2.6 Core analysis, differentially abundant taxa and functional prediction
Shared ASVs among sources of each site were visualized with the “MicEco” package. Core communities were defined to facilitate the interpretation of host and environmental microbiota. ASVs being present in at least 70 % of samples were considered as core and rare ASVs were those that were present in fewer than 30 % of samples (Björk et al., 2018). All other ASVs were considered transient. Indicator ASVs were identified with the multipatt function with the “indicspecies” package (Cáceres et al., 2023). Differentially abundant ASVs between sources were also identified with the ANOVA-Like Differential Gene Expression Analysis (ALDEx2) with the “ALDEx2” package (Fernandes et al., 2014).

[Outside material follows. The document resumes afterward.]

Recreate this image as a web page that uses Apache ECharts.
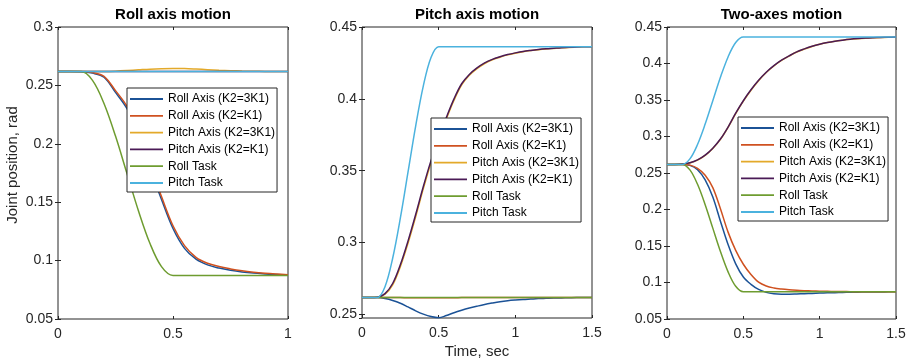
<!DOCTYPE html>
<html>
<head>
<meta charset="utf-8">
<script src="https://cdn.jsdelivr.net/npm/echarts@6/dist/echarts.min.js"></script>
<style>
  html, body { margin: 0; padding: 0; background: #fff; }
  #chart { width: 912px; height: 364px; }
</style>
</head>
<body>
<div id="chart"></div>
<script>
// Time samples (sec)
const timeRoll = [0, 0.05, 0.1, 0.15, 0.2, 0.25, 0.3, 0.35, 0.4, 0.45, 0.5,
  0.55, 0.6, 0.65, 0.7, 0.75, 0.8, 0.85, 0.9, 0.95, 1.0];
const timeLong = [0, 0.05, 0.1, 0.15, 0.2, 0.25, 0.3, 0.35, 0.4, 0.45, 0.5,
  0.55, 0.6, 0.65, 0.7, 0.75, 0.8, 0.85, 0.9, 0.95, 1.0,
  1.05, 1.1, 1.15, 1.2, 1.25, 1.3, 1.35, 1.4, 1.45, 1.5];

const seriesNames = ['Roll Axis (K2=3K1)', 'Roll Axis (K2=K1)', 'Pitch Axis (K2=3K1)',
  'Pitch Axis (K2=K1)', 'Roll Task', 'Pitch Task'];
const seriesColors = ['#1b5296', '#cf5120', '#e3a92a', '#4a1a56', '#6e9c30', '#4bb2de'];

const panelTitles = ['Roll axis motion', 'Pitch axis motion', 'Two-axes motion'];
const yTickMin = [0.05, 0.2475, 0.05];
const yTickMax = [0.3, 0.45, 0.45];
const xTickMax = [1, 1.5, 1.5];

// Roll axis motion (joint position, rad)
const rollRollK3 = [0.2618, 0.2618, 0.2617, 0.2605, 0.2570, 0.2440, 0.2300, 0.2078, 0.1788, 0.1524, 0.1275,
  0.1105, 0.1012, 0.0963, 0.0936, 0.0917, 0.0903, 0.0893, 0.0886, 0.0880, 0.0876];
const rollRollK1 = [0.2618, 0.2618, 0.2618, 0.2610, 0.2578, 0.2455, 0.2320, 0.2100, 0.1815, 0.1548, 0.1298,
  0.1128, 0.1028, 0.0977, 0.0949, 0.0929, 0.0913, 0.0901, 0.0892, 0.0885, 0.0879];
const rollPitchK3 = [0.2618, 0.2618, 0.2618, 0.2618, 0.2619, 0.2622, 0.2627, 0.2633, 0.2639, 0.2643, 0.2645,
  0.2644, 0.2640, 0.2635, 0.2630, 0.2626, 0.2623, 0.2621, 0.2620, 0.2619, 0.2618];
const rollPitchK1 = [0.2618, 0.2618, 0.2618, 0.2618, 0.2618, 0.2619, 0.2619, 0.2620, 0.2620, 0.2620, 0.2620,
  0.2620, 0.2619, 0.2619, 0.2619, 0.2618, 0.2618, 0.2618, 0.2618, 0.2618, 0.2618];
const rollRollTask = [0.2618, 0.2618, 0.2618, 0.2543, 0.2345, 0.2066, 0.1745, 0.1425, 0.1146, 0.0948, 0.0873,
  0.0873, 0.0873, 0.0873, 0.0873, 0.0873, 0.0873, 0.0873, 0.0873, 0.0873, 0.0873];
const rollPitchTask = [0.2618, 0.2618, 0.2618, 0.2618, 0.2618, 0.2618, 0.2618, 0.2618, 0.2618, 0.2618, 0.2618,
  0.2618, 0.2618, 0.2618, 0.2618, 0.2618, 0.2618, 0.2618, 0.2618, 0.2618, 0.2618];

// Pitch axis motion
const pitchRollK3 = [0.2618, 0.2618, 0.2617, 0.2610, 0.2597, 0.2578, 0.2552, 0.2525, 0.2502, 0.2485, 0.2477,
  0.2492, 0.2512, 0.2529, 0.2544, 0.2557, 0.2569, 0.2579, 0.2588, 0.2595, 0.2600,
  0.2604, 0.2607, 0.2610, 0.2612, 0.2614, 0.2615, 0.2616, 0.2617, 0.2617, 0.2618];
const pitchRollK1 = [0.2618, 0.2618, 0.2618, 0.2618, 0.2617, 0.2617, 0.2616, 0.2616, 0.2616, 0.2616, 0.2616,
  0.2616, 0.2616, 0.2617, 0.2617, 0.2617, 0.2617, 0.2617, 0.2618, 0.2618, 0.2618,
  0.2618, 0.2618, 0.2618, 0.2618, 0.2618, 0.2618, 0.2618, 0.2618, 0.2618, 0.2618];
const pitchPitchK3 = [0.2618, 0.2618, 0.2619, 0.2640, 0.2705, 0.2832, 0.2995, 0.3180, 0.3375, 0.3557, 0.3718,
  0.3860, 0.3990, 0.4097, 0.4164, 0.4210, 0.4246, 0.4272, 0.4290, 0.4306, 0.4318,
  0.4328, 0.4336, 0.4342, 0.4347, 0.4351, 0.4355, 0.4358, 0.4360, 0.4362, 0.4363];
const pitchPitchK1 = [0.2618, 0.2618, 0.2620, 0.2645, 0.2715, 0.2845, 0.3010, 0.3195, 0.3390, 0.3570, 0.3730,
  0.3870, 0.4000, 0.4105, 0.4170, 0.4215, 0.4250, 0.4275, 0.4293, 0.4308, 0.4320,
  0.4330, 0.4337, 0.4343, 0.4348, 0.4352, 0.4356, 0.4359, 0.4361, 0.4362, 0.4363];
const pitchRollTask = [0.2618, 0.2618, 0.2618, 0.2618, 0.2618, 0.2618, 0.2618, 0.2618, 0.2618, 0.2618, 0.2618,
  0.2618, 0.2618, 0.2618, 0.2618, 0.2618, 0.2618, 0.2618, 0.2618, 0.2618, 0.2618,
  0.2618, 0.2618, 0.2618, 0.2618, 0.2618, 0.2618, 0.2618, 0.2618, 0.2618, 0.2618];
const pitchPitchTask = [0.2618, 0.2618, 0.2618, 0.2693, 0.2891, 0.3170, 0.3490, 0.3811, 0.4090, 0.4288, 0.4363,
  0.4363, 0.4363, 0.4363, 0.4363, 0.4363, 0.4363, 0.4363, 0.4363, 0.4363, 0.4363,
  0.4363, 0.4363, 0.4363, 0.4363, 0.4363, 0.4363, 0.4363, 0.4363, 0.4363, 0.4363];

// Two-axes motion
const bothRollK3 = [0.2618, 0.2618, 0.2617, 0.2605, 0.2545, 0.2405, 0.2170, 0.1840, 0.1520, 0.1255, 0.1075,
  0.0975, 0.0905, 0.0865, 0.0846, 0.0840, 0.0840, 0.0843, 0.0847, 0.0851, 0.0855,
  0.0858, 0.0861, 0.0864, 0.0866, 0.0868, 0.0869, 0.0870, 0.0871, 0.0872, 0.0873];
const bothRollK1 = [0.2618, 0.2618, 0.2618, 0.2608, 0.2565, 0.2470, 0.2300, 0.2010, 0.1690, 0.1440, 0.1250,
  0.1110, 0.1005, 0.0952, 0.0925, 0.0910, 0.0900, 0.0893, 0.0888, 0.0884, 0.0881,
  0.0879, 0.0877, 0.0876, 0.0875, 0.0874, 0.0874, 0.0873, 0.0873, 0.0873, 0.0873];
const bothPitchK3 = [0.2618, 0.2618, 0.2621, 0.2638, 0.2677, 0.2741, 0.2835, 0.2960, 0.3124, 0.3314, 0.3484,
  0.3634, 0.3765, 0.3876, 0.3966, 0.4042, 0.4102, 0.4157, 0.4198, 0.4234, 0.4263,
  0.4287, 0.4305, 0.4319, 0.4331, 0.4340, 0.4347, 0.4352, 0.4356, 0.4359, 0.4361];
const bothPitchK1 = [0.2618, 0.2618, 0.2622, 0.2640, 0.2680, 0.2745, 0.2840, 0.2965, 0.3130, 0.3320, 0.3490,
  0.3640, 0.3770, 0.3880, 0.3970, 0.4045, 0.4105, 0.4160, 0.4200, 0.4236, 0.4265,
  0.4288, 0.4306, 0.4320, 0.4332, 0.4341, 0.4348, 0.4353, 0.4357, 0.4360, 0.4362];
const bothRollTask = [0.2618, 0.2618, 0.2618, 0.2543, 0.2345, 0.2066, 0.1745, 0.1425, 0.1146, 0.0948, 0.0873,
  0.0873, 0.0873, 0.0873, 0.0873, 0.0873, 0.0873, 0.0873, 0.0873, 0.0873, 0.0873,
  0.0873, 0.0873, 0.0873, 0.0873, 0.0873, 0.0873, 0.0873, 0.0873, 0.0873, 0.0873];
const bothPitchTask = [0.2618, 0.2618, 0.2618, 0.2693, 0.2891, 0.3170, 0.3490, 0.3811, 0.4090, 0.4288, 0.4363,
  0.4363, 0.4363, 0.4363, 0.4363, 0.4363, 0.4363, 0.4363, 0.4363, 0.4363, 0.4363,
  0.4363, 0.4363, 0.4363, 0.4363, 0.4363, 0.4363, 0.4363, 0.4363, 0.4363, 0.4363];

const panels = [
  { time: timeRoll, lines: [rollRollK3, rollRollK1, rollPitchK3, rollPitchK1, rollRollTask, rollPitchTask] },
  { time: timeLong, lines: [pitchRollK3, pitchRollK1, pitchPitchK3, pitchPitchK1, pitchRollTask, pitchPitchTask] },
  { time: timeLong, lines: [bothRollK3, bothRollK1, bothPitchK3, bothPitchK1, bothRollTask, bothPitchTask] }
];

const FONT = '"Liberation Sans", Arial, Helvetica, sans-serif';
const INK = '#262626';

// Plot boxes in pixels: [left, top, width, height]
const boxes = [[58, 27, 230, 292], [362, 27, 230, 291], [667, 27, 229, 292]];
const legendPos = [[127, 88], [431, 118], [738, 117]];

function pair(t, v) { return t.map((x, i) => [x, v[i]]); }

const grid = boxes.map(b => ({
  left: b[0], top: b[1], width: b[2], height: b[3],
  show: true, borderColor: INK, borderWidth: 1, backgroundColor: '#fff'
}));

function tickLabelFmt(v) {
  const k = v / 0.05;
  return Math.abs(k - Math.round(k)) < 1e-6 ? String(+v.toFixed(2)) : '';
}

const xAxis = [];
const yAxis = [];
// bottom / left axes carry labels; top / right axes only mirror the ticks
[false, true].forEach(mirror => {
  boxes.forEach((b, i) => {
    xAxis.push({
      type: 'value', gridIndex: i, position: mirror ? 'top' : 'bottom',
      min: 0, max: xTickMax[i], interval: 0.5,
      axisLine: { show: false },
      axisTick: { show: true, inside: true, length: 3, lineStyle: { color: INK, width: 1 } },
      axisLabel: { show: !mirror, margin: 8, fontFamily: FONT, fontSize: 14, color: INK },
      splitLine: { show: false }
    });
    const y = {
      type: 'value', gridIndex: i, position: mirror ? 'right' : 'left',
      min: yTickMin[i], max: yTickMax[i],
      axisLine: { show: false },
      axisTick: { show: true, inside: true, length: 3, lineStyle: { color: INK, width: 1 } },
      axisLabel: { show: !mirror, margin: 5, fontFamily: FONT, fontSize: 14, color: INK,
        formatter: tickLabelFmt, showMinLabel: i !== 1 },
      splitLine: { show: false }
    };
    if (i === 1) { y.splitNumber = 4; } else { y.interval = 0.05; }
    yAxis.push(y);
  });
});

const series = [];
panels.forEach((p, i) => {
  p.lines.forEach((vals, k) => {
    series.push({
      type: 'line', name: seriesNames[k], xAxisIndex: i, yAxisIndex: i,
      data: pair(p.time, vals), symbol: 'none', showSymbol: false,
      smooth: 0.35, clip: true,
      lineStyle: { color: seriesColors[k], width: 1.5 },
      itemStyle: { color: seriesColors[k] },
      emphasis: { disabled: true }
    });
  });
});

// Legend rows: a short coloured bar followed by the series name
const legend = legendPos.map(pos => ({
  data: seriesNames.map(n => ({ name: n, icon: 'rect' })),
  orient: 'vertical', left: pos[0], top: pos[1],
  padding: [5, 2, 3, 3], itemWidth: 33, itemHeight: 1.8, itemGap: 4.8,
  backgroundColor: '#fff', borderColor: INK, borderWidth: 1, borderRadius: 0,
  selectedMode: false,
  textStyle: { fontFamily: FONT, fontSize: 12, color: '#000', lineHeight: 12 }
}));

const title = panelTitles.map((t, i) => ({
  text: t, left: boxes[i][0] + boxes[i][2] / 2, top: 7, textAlign: 'center', padding: 0,
  textStyle: { fontFamily: FONT, fontSize: 15, fontWeight: 'bold', color: '#000' }
}));

const chart = echarts.init(document.getElementById('chart'), null, { renderer: 'canvas' });
chart.setOption({
  animation: false,
  backgroundColor: '#fff',
  title, grid, xAxis, yAxis, legend, series,
  graphic: [
    { type: 'text', x: 13, y: 165, rotation: Math.PI / 2,
      style: { text: 'Joint position, rad', font: '15px ' + FONT, fill: INK,
        align: 'center', verticalAlign: 'middle' } },
    { type: 'text', x: 477, y: 352,
      style: { text: 'Time, sec', font: '15px ' + FONT, fill: INK,
        align: 'center', verticalAlign: 'middle' } }
  ]
});
</script>
</body>
</html>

Phylogenetic Investigation of Communities by Reconstruction of Unobserved States (PICRUSt2) was used to predict physiological and metabolic functions of the host and environment microbiota based on ASVs generated from the QIIME2 DADA2 pipeline (Douglas et al., 2020; Langille et al., 2013). This procedure predicts the relative abundance of functional genes (expressed as Kegg Orthologs–KOs) in a 16S ASV community from the phylogenetic conservation of these genes in all currently sequenced and assembled prokaryotic genomes. Quality control was implemented by computing weighted nearest sequenced taxon index (NSTI) values of each ASV. NSTI evaluates the prediction accuracy of PICRUSt because it reflects the average genetic distance (measured as number of substitutions per site) between each ASV against a reference genome (Douglas et al., 2020; Langille et al., 2013). NSTI values higher than 2 were eliminated following the developer’s guidelines (Douglas et al., 2020). PERMANOVA with 999 permutations was adopted to compare functional pathways between sources and sites. Potential differentially abundant functional MetaCyc pathways between sources were analysed by ALDEx2. Those that were significantly differentially abundant (p < 0.01) were then visualized with the “ComplexHeatmap” package (Gu et al., 2016). All R packages mentioned were implemented in RStudio ver. 1.2.5019. In order to support and facilitate scientific reproducibility, all analyses performed were included in the script as part of the supplementary materials.